Motivation Redux
by JS
When pressed to explain my post on motivation the other day, in particular the idea of motivation as the gradient of the value function, I found my explanation, and indeed my own understanding, unsatisfactory. Since I like to aim for complete understanding, I thought I’d spend a little time on value function gradients and why they may serve as a technical definition of motivation.
To start we should probably have a target idea of motivation in mind if we hope to explain it in technical terms. From the OED we have:
The (conscious or unconscious) stimulus for action towards a desired goal, esp. as resulting from psychological or social factors; the factors giving purpose or direction to human or animal behaviour. Now also more generally (as a count noun): the reason a person has for acting in a particular way, a motive.
WordNet has the following:
The psychological feature that arouses an organism to action toward a desired goal; the reason for the action; that which gives purpose and direction to behavior.
So what does gradient of the value function mean? Consider the following environment and value function. The red square is the goal, where an agent receives a reward of 1.0. The agent is currently at the blue square and is trying to reach the goal. I’ve labeled each state with it’s expected discounted reward following the optimal policy of reaching the goal in the least number of states. The discount factor is 0.95.
Following a greedy policy, where the agent selects the action that brings it to the next state of highest value, would force the agent to move right (in this scenario the agent can move in the four cardinal directions unless obstructed, or not at all). Out of the two choices of actions, left or right, the right action has the higher value since it is closer to the goal and not subject to as much discounting. How would we describe the actions of this agent? We might say that the agent is moving up the gradient of the value function, since its path involves actions that seek states of higher and higher value.

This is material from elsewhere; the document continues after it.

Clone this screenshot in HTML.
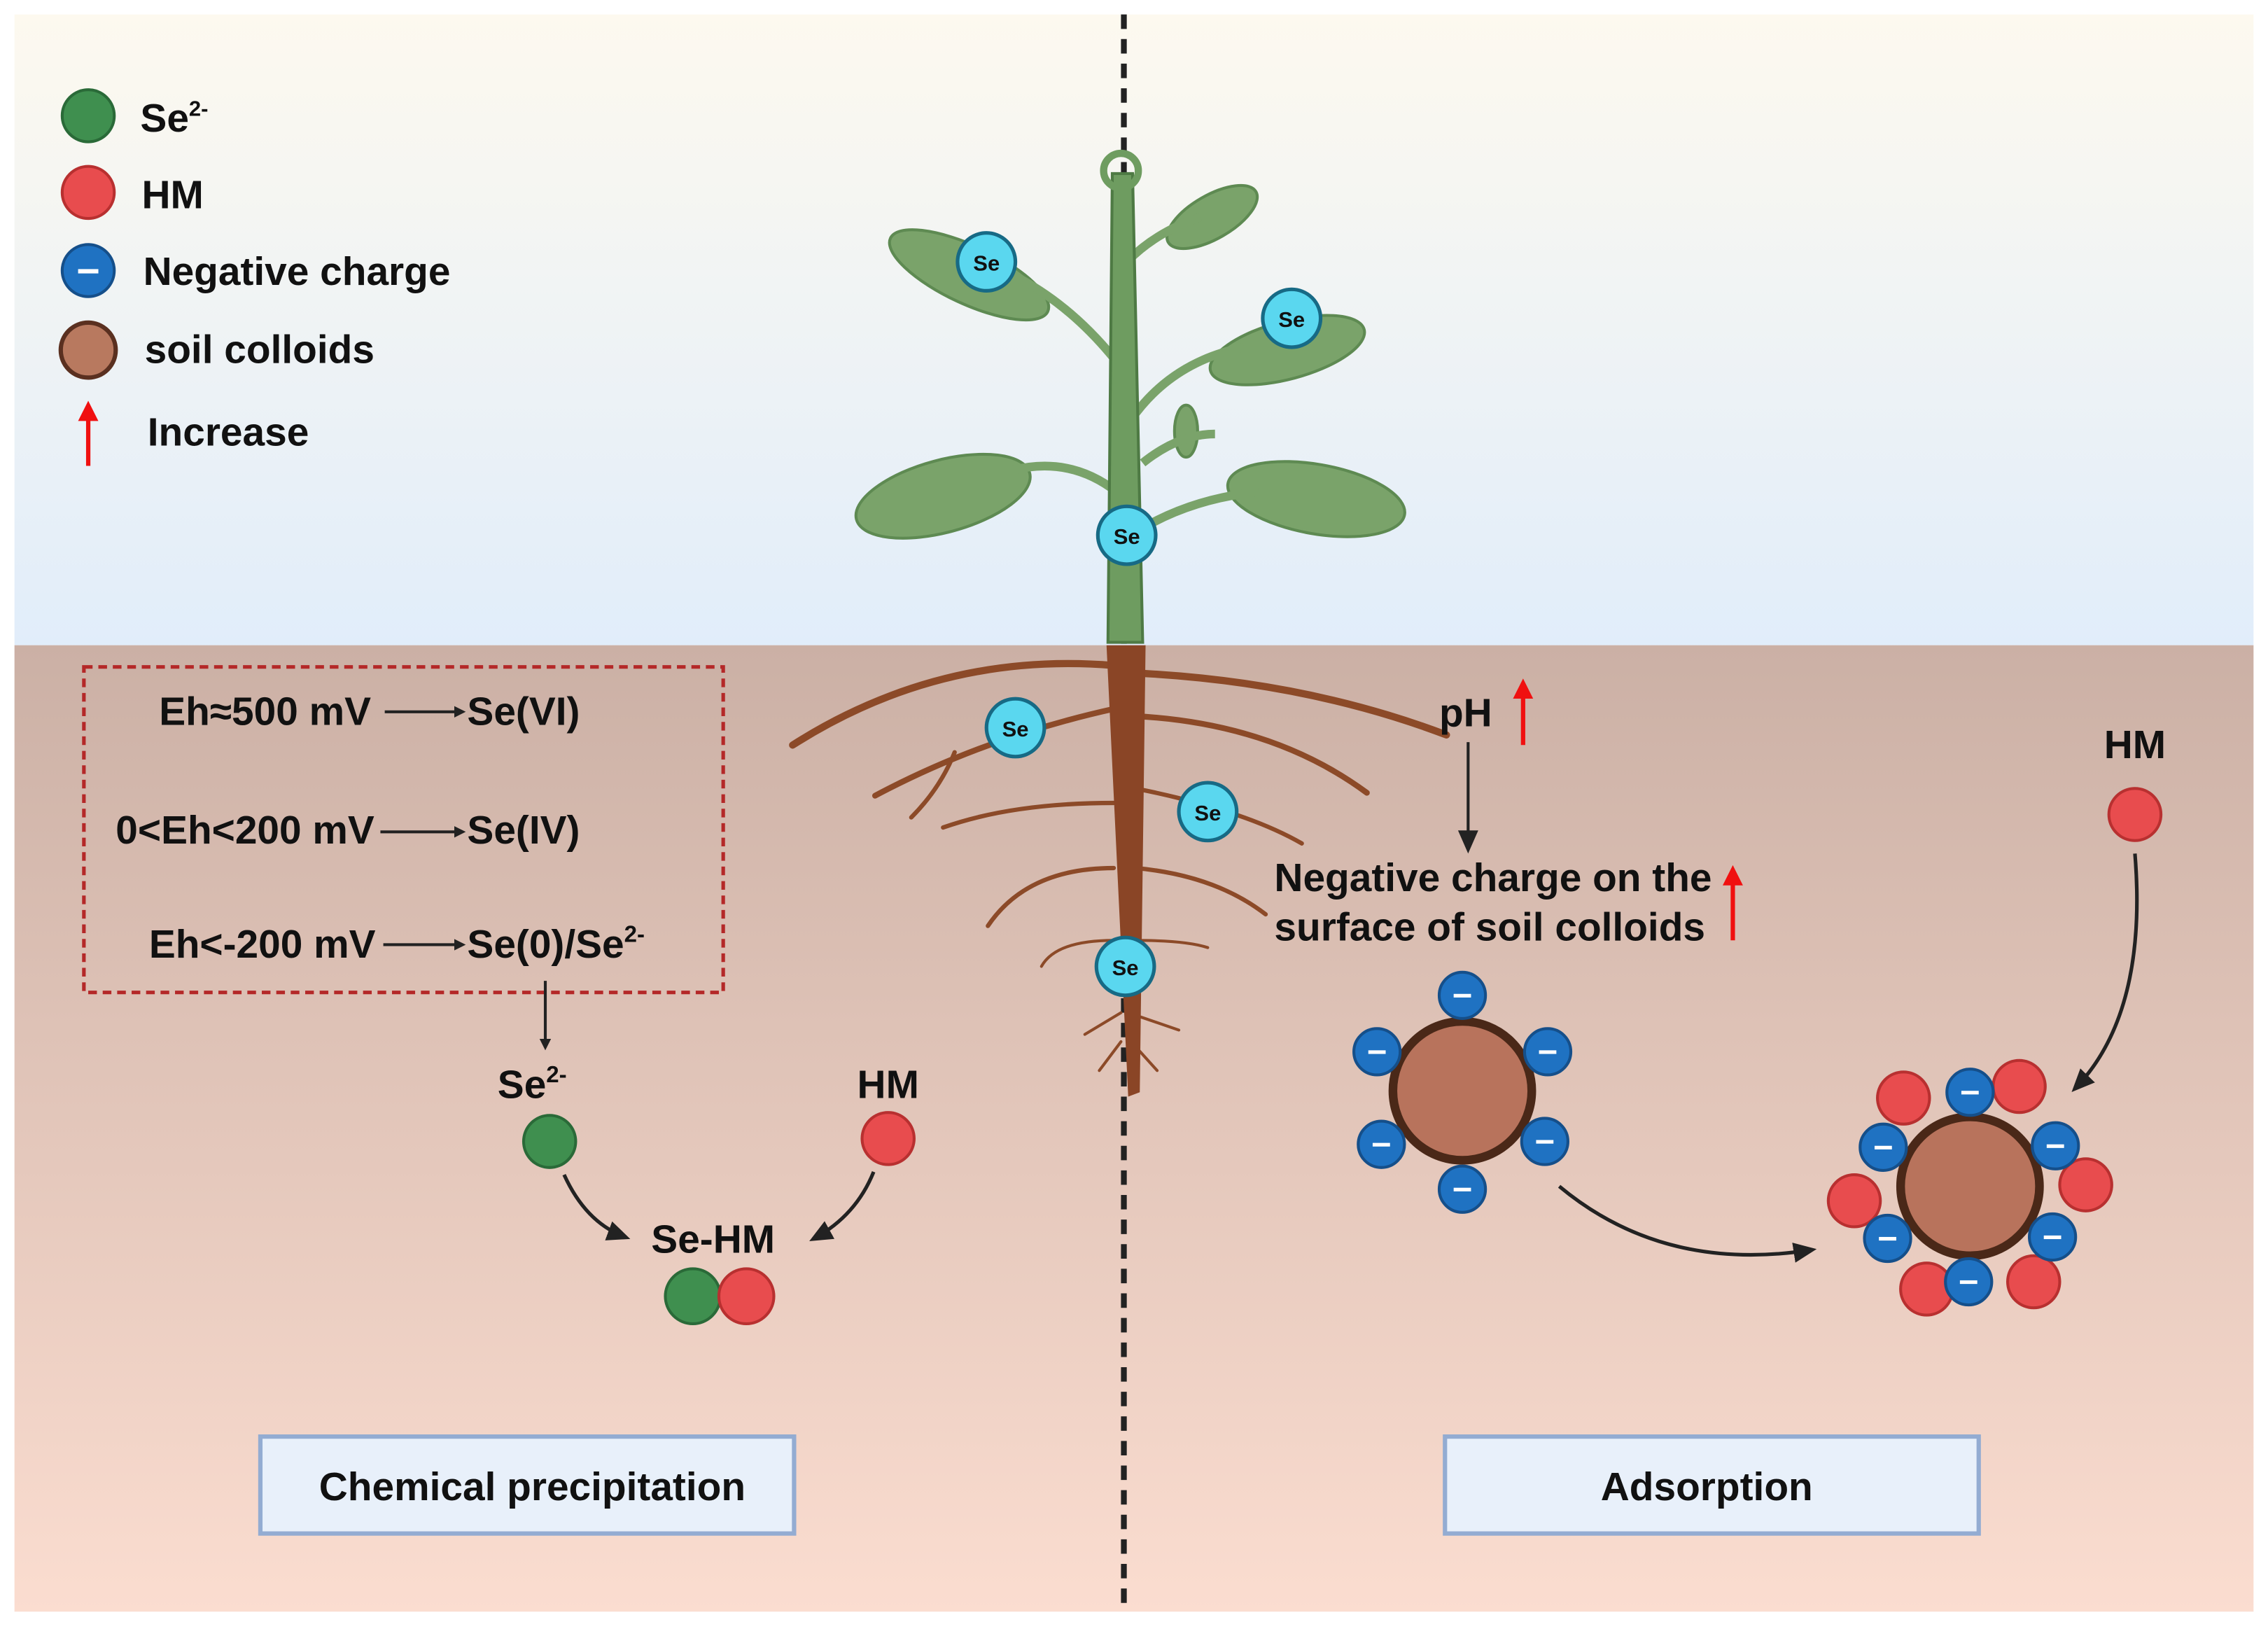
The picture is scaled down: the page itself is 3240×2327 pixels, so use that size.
<!DOCTYPE html>
<html><head><meta charset="utf-8"><style>
html,body{margin:0;padding:0;background:#fff}
svg{display:block}
text{font-family:"Liberation Sans",Arial,sans-serif;font-weight:bold;fill:#111}
</style></head><body>
<svg width="3240" height="2327" viewBox="0 0 1568 1126" preserveAspectRatio="none" xmlns="http://www.w3.org/2000/svg">
<defs>
<linearGradient id="sky" x1="0" y1="0" x2="0" y2="1"><stop offset="0" stop-color="#fdf9ef"/><stop offset="1" stop-color="#e1edfa"/></linearGradient>
<linearGradient id="soil" x1="0" y1="0" x2="0" y2="1"><stop offset="0" stop-color="#cbb0a5"/><stop offset="1" stop-color="#fbddd0"/></linearGradient>
<marker id="ah" markerWidth="8" markerHeight="8" refX="6" refY="4" orient="auto" markerUnits="userSpaceOnUse"><path d="M0,0 L8,4 L0,8 z" fill="#222"/></marker>
<marker id="ahb" markerWidth="16" markerHeight="14" refX="12" refY="7" orient="auto" markerUnits="userSpaceOnUse"><path d="M0,0 L16,7 L0,14 z" fill="#222"/></marker>
<marker id="ahr" markerWidth="14" markerHeight="14" refX="7" refY="7" orient="auto" markerUnits="userSpaceOnUse"><path d="M0,0 L14,7 L0,14 z" fill="#f01010"/></marker>
</defs>
<rect x="10" y="10" width="1548" height="436" fill="url(#sky)"/>
<rect x="10" y="446" width="1548" height="668" fill="url(#soil)"/>

<!-- dashed line (behind plant) -->
<line x1="777" y1="10" x2="777" y2="1112" stroke="#222" stroke-width="4" stroke-dasharray="10,7"/>

<!-- legend -->
<circle cx="61" cy="80" r="18" fill="#3f8f4f" stroke="#2a6a38" stroke-width="2"/>
<circle cx="61" cy="133" r="18" fill="#e84c4e" stroke="#b83030" stroke-width="2"/>
<circle cx="61" cy="187" r="18" fill="#1f72c2" stroke="#154f8a" stroke-width="2"/>
<rect x="54" y="186" width="14" height="3" fill="#fff"/>
<circle cx="61" cy="242" r="19" fill="#b8795f" stroke="#5a3020" stroke-width="3"/>
<line x1="61" y1="322" x2="61" y2="284" stroke="#f01010" stroke-width="3" marker-end="url(#ahr)"/>
<text x="97" y="91" font-size="27.5">Se<tspan font-size="15" dy="-11">2-</tspan></text>
<text x="98" y="144" font-size="27.5">HM</text>
<text x="99" y="197" font-size="27.5">Negative charge</text>
<text x="100" y="251" font-size="27.5">soil colloids</text>
<text x="102" y="308" font-size="27.5">Increase</text>

<!-- plant -->
<g fill="#7aa36a" stroke="#5e8a52" stroke-width="2">
<ellipse cx="670" cy="190" rx="60" ry="20" transform="rotate(25 670 190)"/>
<ellipse cx="838" cy="150" rx="35" ry="15" transform="rotate(-30 838 150)"/>
<ellipse cx="890" cy="242" rx="55" ry="20" transform="rotate(-15 890 242)"/>
<ellipse cx="652" cy="343" rx="62" ry="25" transform="rotate(-15 652 343)"/>
<ellipse cx="910" cy="345" rx="62" ry="24" transform="rotate(10 910 345)"/>
<ellipse cx="820" cy="298" rx="8" ry="18"/>
</g>
<g stroke="#7aa36a" stroke-width="6" fill="none">
<path d="M772 250 Q740 210 700 190"/><path d="M780 180 Q800 160 830 150"/>
<path d="M782 290 Q810 250 860 240"/><path d="M772 340 Q740 315 700 325"/>
<path d="M782 370 Q820 345 870 340"/><path d="M790 320 Q815 300 840 300"/>
</g>
<path d="M766 444 L769 120 L783 120 L790 444 z" fill="#6e9c60" stroke="#4e7a44" stroke-width="2"/>
<circle cx="775" cy="118" r="12" fill="none" stroke="#6e9c60" stroke-width="5"/>
<!-- roots -->
<g stroke="#8c4a28" fill="none" stroke-linecap="round">
<path d="M770 460 Q650 450 548 515" stroke-width="5"/>
<path d="M770 490 Q680 510 605 550" stroke-width="4"/>
<path d="M660 520 Q650 545 630 565" stroke-width="3"/>
<path d="M780 465 Q900 470 1000 508" stroke-width="5"/>
<path d="M785 495 Q880 500 945 548" stroke-width="4"/>
<path d="M770 555 Q700 555 652 572" stroke-width="3"/>
<path d="M785 545 Q860 560 900 583" stroke-width="3"/>
<path d="M770 600 Q710 600 683 640" stroke-width="3"/>
<path d="M785 600 Q840 605 875 632" stroke-width="3"/>
<path d="M770 650 Q730 650 720 668" stroke-width="2"/>
<path d="M785 650 Q820 650 835 655" stroke-width="2"/>
<path d="M775 700 L750 715 M780 700 L815 712 M775 720 L760 740 M782 720 L800 740" stroke-width="2"/>
</g>
<path d="M765 446 L792 446 L788 755 L780 758 z" fill="#8a4526"/>

<!-- Se circles -->
<g>
<circle cx="682" cy="181" r="20" fill="#5ad7ef" stroke="#176a85" stroke-width="2.5"/>
<circle cx="893" cy="220" r="20" fill="#5ad7ef" stroke="#176a85" stroke-width="2.5"/>
<circle cx="779" cy="370" r="20" fill="#5ad7ef" stroke="#176a85" stroke-width="2.5"/>
<circle cx="702" cy="503" r="20" fill="#5ad7ef" stroke="#176a85" stroke-width="2.5"/>
<circle cx="835" cy="561" r="20" fill="#5ad7ef" stroke="#176a85" stroke-width="2.5"/>
<circle cx="778" cy="668" r="20" fill="#5ad7ef" stroke="#176a85" stroke-width="2.5"/>
</g>
<g font-size="15" text-anchor="middle">
<text x="682" y="187">Se</text><text x="893" y="226">Se</text><text x="779" y="376">Se</text>
<text x="702" y="509">Se</text><text x="835" y="567">Se</text><text x="778" y="674">Se</text>
</g>

<!-- left -->
<rect x="58" y="461" width="442" height="225" fill="none" stroke="#b42828" stroke-width="2.5" stroke-dasharray="6,4"/>
<g font-size="27.5">
<text x="110" y="501">Eh≈500 mV</text><text x="323" y="501">Se(VI)</text>
<text x="80" y="583">0&lt;Eh&lt;200 mV</text><text x="323" y="583">Se(IV)</text>
<text x="103" y="662">Eh&lt;-200 mV</text><text x="323" y="662">Se(0)/Se<tspan font-size="16" dy="-11">2-</tspan></text>
</g>
<g stroke="#222" stroke-width="2" marker-end="url(#ah)">
<line x1="266" y1="492" x2="320" y2="492"/>
<line x1="263" y1="575" x2="320" y2="575"/>
<line x1="265" y1="653" x2="320" y2="653"/>
<line x1="377" y1="678" x2="377" y2="724"/>
</g>
<text x="344" y="759" font-size="27.5">Se<tspan font-size="16" dy="-11">2-</tspan></text>
<text x="614" y="759" font-size="27.5" text-anchor="middle">HM</text>
<circle cx="380" cy="789" r="18" fill="#3f8f4f" stroke="#2a6a38" stroke-width="2"/>
<circle cx="614" cy="787" r="18" fill="#e84c4e" stroke="#b83030" stroke-width="2"/>
<path d="M390 812 Q405 845 432 855" fill="none" stroke="#222" stroke-width="2.5" marker-end="url(#ahb)"/>
<path d="M604 810 Q592 840 563 856" fill="none" stroke="#222" stroke-width="2.5" marker-end="url(#ahb)"/>
<text x="493" y="866" font-size="27.5" text-anchor="middle">Se-HM</text>
<circle cx="479" cy="896" r="19" fill="#3f8f4f" stroke="#2a6a38" stroke-width="2"/>
<circle cx="516" cy="896" r="19" fill="#e84c4e" stroke="#b83030" stroke-width="2"/>
<rect x="180" y="993" width="369" height="67" fill="#e8f0fa" stroke="#93acd2" stroke-width="3"/>
<text x="368" y="1037" font-size="27.5" text-anchor="middle">Chemical precipitation</text>
<rect x="999" y="993" width="369" height="67" fill="#e8f0fa" stroke="#93acd2" stroke-width="3"/>
<text x="1180" y="1037" font-size="27.5" text-anchor="middle">Adsorption</text>

<!-- right -->
<text x="995" y="502" font-size="27.5">pH</text>
<line x1="1053" y1="515" x2="1053" y2="476" stroke="#f01010" stroke-width="3" marker-end="url(#ahr)"/>
<line x1="1015" y1="513" x2="1015" y2="586" stroke="#222" stroke-width="2" marker-end="url(#ahb)"/>
<text x="881" y="616" font-size="27.5">Negative charge on the</text>
<text x="881" y="650" font-size="27.5">surface of soil colloids</text>
<line x1="1198" y1="650" x2="1198" y2="605" stroke="#f01010" stroke-width="3" marker-end="url(#ahr)"/>
<text x="1476" y="524" font-size="27.5" text-anchor="middle">HM</text>
<circle cx="1476" cy="563" r="18" fill="#e84c4e" stroke="#b83030" stroke-width="2"/>
<path d="M1476 590 Q1485 700 1435 752" fill="none" stroke="#222" stroke-width="2.5" marker-end="url(#ahb)"/>
<path d="M1078 820 Q1150 880 1252 864" fill="none" stroke="#222" stroke-width="2.5" marker-end="url(#ahb)"/>

<circle cx="1011" cy="754" r="48" fill="#b8735c" stroke="#4a2818" stroke-width="6"/>
<g fill="#1f72c2" stroke="#154f8a" stroke-width="2">
<circle cx="1011" cy="688" r="16"/><circle cx="952" cy="727" r="16"/><circle cx="1070" cy="727" r="16"/>
<circle cx="955" cy="791" r="16"/><circle cx="1068" cy="789" r="16"/><circle cx="1011" cy="822" r="16"/>
</g>
<g fill="#fff">
<rect x="1005" y="687" width="12" height="2.5"/><rect x="946" y="726" width="12" height="2.5"/><rect x="1064" y="726" width="12" height="2.5"/>
<rect x="949" y="790" width="12" height="2.5"/><rect x="1062" y="788" width="12" height="2.5"/><rect x="1005" y="821" width="12" height="2.5"/>
</g>

<circle cx="1362" cy="820" r="48" fill="#b8735c" stroke="#4a2818" stroke-width="6"/>
<g fill="#e84c4e" stroke="#b83030" stroke-width="2">
<circle cx="1316" cy="759" r="18"/><circle cx="1396" cy="751" r="18"/><circle cx="1282" cy="830" r="18"/>
<circle cx="1442" cy="819" r="18"/><circle cx="1332" cy="891" r="18"/><circle cx="1406" cy="886" r="18"/>
</g>
<g fill="#1f72c2" stroke="#154f8a" stroke-width="2">
<circle cx="1362" cy="755" r="16"/><circle cx="1302" cy="793" r="16"/><circle cx="1421" cy="792" r="16"/>
<circle cx="1305" cy="856" r="16"/><circle cx="1419" cy="855" r="16"/><circle cx="1361" cy="886" r="16"/>
</g>
<g fill="#fff">
<rect x="1356" y="754" width="12" height="2.5"/><rect x="1296" y="792" width="12" height="2.5"/><rect x="1415" y="791" width="12" height="2.5"/>
<rect x="1299" y="855" width="12" height="2.5"/><rect x="1413" y="854" width="12" height="2.5"/><rect x="1355" y="885" width="12" height="2.5"/>
</g>
</svg>
</body></html>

Notice, however, that this characterization is tightly coupled with the way we’ve chosen to represent rewards and values. If we consider the undiscounted case, things look quite a bit different.
Now the agent’s choice of action does not matter all that much, since the agent can always get to the reward state, and the amount of time to get there does not matter. The point is not that one model of reward is more realistic than another, the point is simply that the model of reward matters, and by extension, the ability to use the gradient of value function as a meaningful proxy for reward just sort of begs the question of how (and why) rewards are the way they are.
As stated, the above definitions for motivation seem to do just as well as “gradient of the value function,” but they also seem to fail in the same way. The interesting question is not what is motivation, but why are there particular motivations.